■ YOUR INSTRUCTIONS
The listing below should be printed exactly, every line of it. Skip the pictures.

>> Start DATA

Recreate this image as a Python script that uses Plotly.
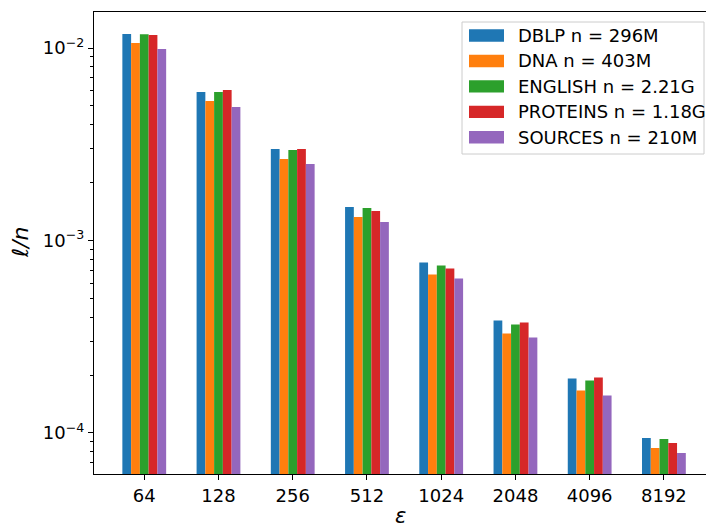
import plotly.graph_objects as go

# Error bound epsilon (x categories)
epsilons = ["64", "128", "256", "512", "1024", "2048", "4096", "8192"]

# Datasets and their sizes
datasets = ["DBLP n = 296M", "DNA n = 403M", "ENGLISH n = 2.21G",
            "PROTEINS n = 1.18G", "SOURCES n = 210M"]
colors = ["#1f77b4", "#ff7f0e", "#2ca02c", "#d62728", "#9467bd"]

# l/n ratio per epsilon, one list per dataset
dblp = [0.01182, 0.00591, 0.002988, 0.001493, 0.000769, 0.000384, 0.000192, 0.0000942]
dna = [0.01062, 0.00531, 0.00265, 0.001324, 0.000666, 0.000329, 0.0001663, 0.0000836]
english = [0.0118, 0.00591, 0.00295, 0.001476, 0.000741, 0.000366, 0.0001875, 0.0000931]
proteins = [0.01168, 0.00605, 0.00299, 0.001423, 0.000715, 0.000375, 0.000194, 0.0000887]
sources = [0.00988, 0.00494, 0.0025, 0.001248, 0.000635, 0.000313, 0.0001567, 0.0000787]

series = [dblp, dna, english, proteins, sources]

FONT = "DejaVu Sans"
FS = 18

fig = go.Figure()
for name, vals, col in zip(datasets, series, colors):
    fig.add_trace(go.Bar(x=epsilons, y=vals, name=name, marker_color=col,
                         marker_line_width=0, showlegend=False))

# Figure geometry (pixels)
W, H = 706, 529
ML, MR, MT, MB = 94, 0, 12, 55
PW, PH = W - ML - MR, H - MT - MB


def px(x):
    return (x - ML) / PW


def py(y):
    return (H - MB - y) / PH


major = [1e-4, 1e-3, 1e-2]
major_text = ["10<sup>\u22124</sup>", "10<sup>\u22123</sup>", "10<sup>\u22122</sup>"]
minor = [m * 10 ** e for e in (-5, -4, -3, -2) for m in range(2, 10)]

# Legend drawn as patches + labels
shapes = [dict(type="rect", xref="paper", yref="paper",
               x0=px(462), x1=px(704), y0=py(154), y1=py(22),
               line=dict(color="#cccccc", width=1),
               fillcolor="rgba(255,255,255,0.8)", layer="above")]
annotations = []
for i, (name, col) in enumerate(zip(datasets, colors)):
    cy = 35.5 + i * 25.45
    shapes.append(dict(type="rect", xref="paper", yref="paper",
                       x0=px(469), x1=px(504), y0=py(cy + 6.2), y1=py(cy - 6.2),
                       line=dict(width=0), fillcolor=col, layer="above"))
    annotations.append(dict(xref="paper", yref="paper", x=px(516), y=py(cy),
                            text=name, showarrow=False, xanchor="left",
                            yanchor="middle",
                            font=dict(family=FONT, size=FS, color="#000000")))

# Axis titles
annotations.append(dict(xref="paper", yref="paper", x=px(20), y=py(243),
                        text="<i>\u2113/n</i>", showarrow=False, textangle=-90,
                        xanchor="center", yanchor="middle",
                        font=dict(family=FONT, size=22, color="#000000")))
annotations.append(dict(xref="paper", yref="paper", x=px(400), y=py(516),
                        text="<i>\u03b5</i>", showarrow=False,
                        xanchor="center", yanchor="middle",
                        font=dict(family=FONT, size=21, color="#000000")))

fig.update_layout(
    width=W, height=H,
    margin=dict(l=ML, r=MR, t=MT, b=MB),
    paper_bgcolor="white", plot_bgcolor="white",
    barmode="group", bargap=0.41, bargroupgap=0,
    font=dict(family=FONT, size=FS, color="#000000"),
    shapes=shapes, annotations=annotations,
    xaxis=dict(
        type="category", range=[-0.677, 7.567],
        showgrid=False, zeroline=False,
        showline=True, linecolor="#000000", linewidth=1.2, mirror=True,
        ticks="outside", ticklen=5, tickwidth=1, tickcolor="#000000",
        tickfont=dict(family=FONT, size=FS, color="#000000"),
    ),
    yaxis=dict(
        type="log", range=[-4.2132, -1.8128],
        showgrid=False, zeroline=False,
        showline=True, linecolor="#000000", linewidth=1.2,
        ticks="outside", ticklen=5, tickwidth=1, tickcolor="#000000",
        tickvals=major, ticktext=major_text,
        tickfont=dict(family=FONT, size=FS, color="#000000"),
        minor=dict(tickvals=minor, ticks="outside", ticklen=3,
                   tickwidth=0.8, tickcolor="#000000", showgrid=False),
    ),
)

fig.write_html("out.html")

>> End DATA

■ COMPLETE OUTPUT
Recreate this image as a Python script that uses Plotly.
import plotly.graph_objects as go

# Error bound epsilon (x categories)
epsilons = ["64", "128", "256", "512", "1024", "2048", "4096", "8192"]

# Datasets and their sizes
datasets = ["DBLP n = 296M", "DNA n = 403M", "ENGLISH n = 2.21G",
            "PROTEINS n = 1.18G", "SOURCES n = 210M"]
colors = ["#1f77b4", "#ff7f0e", "#2ca02c", "#d62728", "#9467bd"]

# l/n ratio per epsilon, one list per dataset
dblp = [0.01182, 0.00591, 0.002988, 0.001493, 0.000769, 0.000384, 0.000192, 0.0000942]
dna = [0.01062, 0.00531, 0.00265, 0.001324, 0.000666, 0.000329, 0.0001663, 0.0000836]
english = [0.0118, 0.00591, 0.00295, 0.001476, 0.000741, 0.000366, 0.0001875, 0.0000931]
proteins = [0.01168, 0.00605, 0.00299, 0.001423, 0.000715, 0.000375, 0.000194, 0.0000887]
sources = [0.00988, 0.00494, 0.0025, 0.001248, 0.000635, 0.000313, 0.0001567, 0.0000787]

series = [dblp, dna, english, proteins, sources]

FONT = "DejaVu Sans"
FS = 18

fig = go.Figure()
for name, vals, col in zip(datasets, series, colors):
    fig.add_trace(go.Bar(x=epsilons, y=vals, name=name, marker_color=col,
                         marker_line_width=0, showlegend=False))

# Figure geometry (pixels)
W, H = 706, 529
ML, MR, MT, MB = 94, 0, 12, 55
PW, PH = W - ML - MR, H - MT - MB


def px(x):
    return (x - ML) / PW


def py(y):
    return (H - MB - y) / PH


major = [1e-4, 1e-3, 1e-2]
major_text = ["10<sup>\u22124</sup>", "10<sup>\u22123</sup>", "10<sup>\u22122</sup>"]
minor = [m * 10 ** e for e in (-5, -4, -3, -2) for m in range(2, 10)]

# Legend drawn as patches + labels
shapes = [dict(type="rect", xref="paper", yref="paper",
               x0=px(462), x1=px(704), y0=py(154), y1=py(22),
               line=dict(color="#cccccc", width=1),
               fillcolor="rgba(255,255,255,0.8)", layer="above")]
annotations = []
for i, (name, col) in enumerate(zip(datasets, colors)):
    cy = 35.5 + i * 25.45
    shapes.append(dict(type="rect", xref="paper", yref="paper",
                       x0=px(469), x1=px(504), y0=py(cy + 6.2), y1=py(cy - 6.2),
                       line=dict(width=0), fillcolor=col, layer="above"))
    annotations.append(dict(xref="paper", yref="paper", x=px(516), y=py(cy),
                            text=name, showarrow=False, xanchor="left",
                            yanchor="middle",
                            font=dict(family=FONT, size=FS, color="#000000")))

# Axis titles
annotations.append(dict(xref="paper", yref="paper", x=px(20), y=py(243),
                        text="<i>\u2113/n</i>", showarrow=False, textangle=-90,
                        xanchor="center", yanchor="middle",
                        font=dict(family=FONT, size=22, color="#000000")))
annotations.append(dict(xref="paper", yref="paper", x=px(400), y=py(516),
                        text="<i>\u03b5</i>", showarrow=False,
                        xanchor="center", yanchor="middle",
                        font=dict(family=FONT, size=21, color="#000000")))

fig.update_layout(
    width=W, height=H,
    margin=dict(l=ML, r=MR, t=MT, b=MB),
    paper_bgcolor="white", plot_bgcolor="white",
    barmode="group", bargap=0.41, bargroupgap=0,
    font=dict(family=FONT, size=FS, color="#000000"),
    shapes=shapes, annotations=annotations,
    xaxis=dict(
        type="category", range=[-0.677, 7.567],
        showgrid=False, zeroline=False,
        showline=True, linecolor="#000000", linewidth=1.2, mirror=True,
        ticks="outside", ticklen=5, tickwidth=1, tickcolor="#000000",
        tickfont=dict(family=FONT, size=FS, color="#000000"),
    ),
    yaxis=dict(
        type="log", range=[-4.2132, -1.8128],
        showgrid=False, zeroline=False,
        showline=True, linecolor="#000000", linewidth=1.2,
        ticks="outside", ticklen=5, tickwidth=1, tickcolor="#000000",
        tickvals=major, ticktext=major_text,
        tickfont=dict(family=FONT, size=FS, color="#000000"),
        minor=dict(tickvals=minor, ticks="outside", ticklen=3,
                   tickwidth=0.8, tickcolor="#000000", showgrid=False),
    ),
)

fig.write_html("out.html")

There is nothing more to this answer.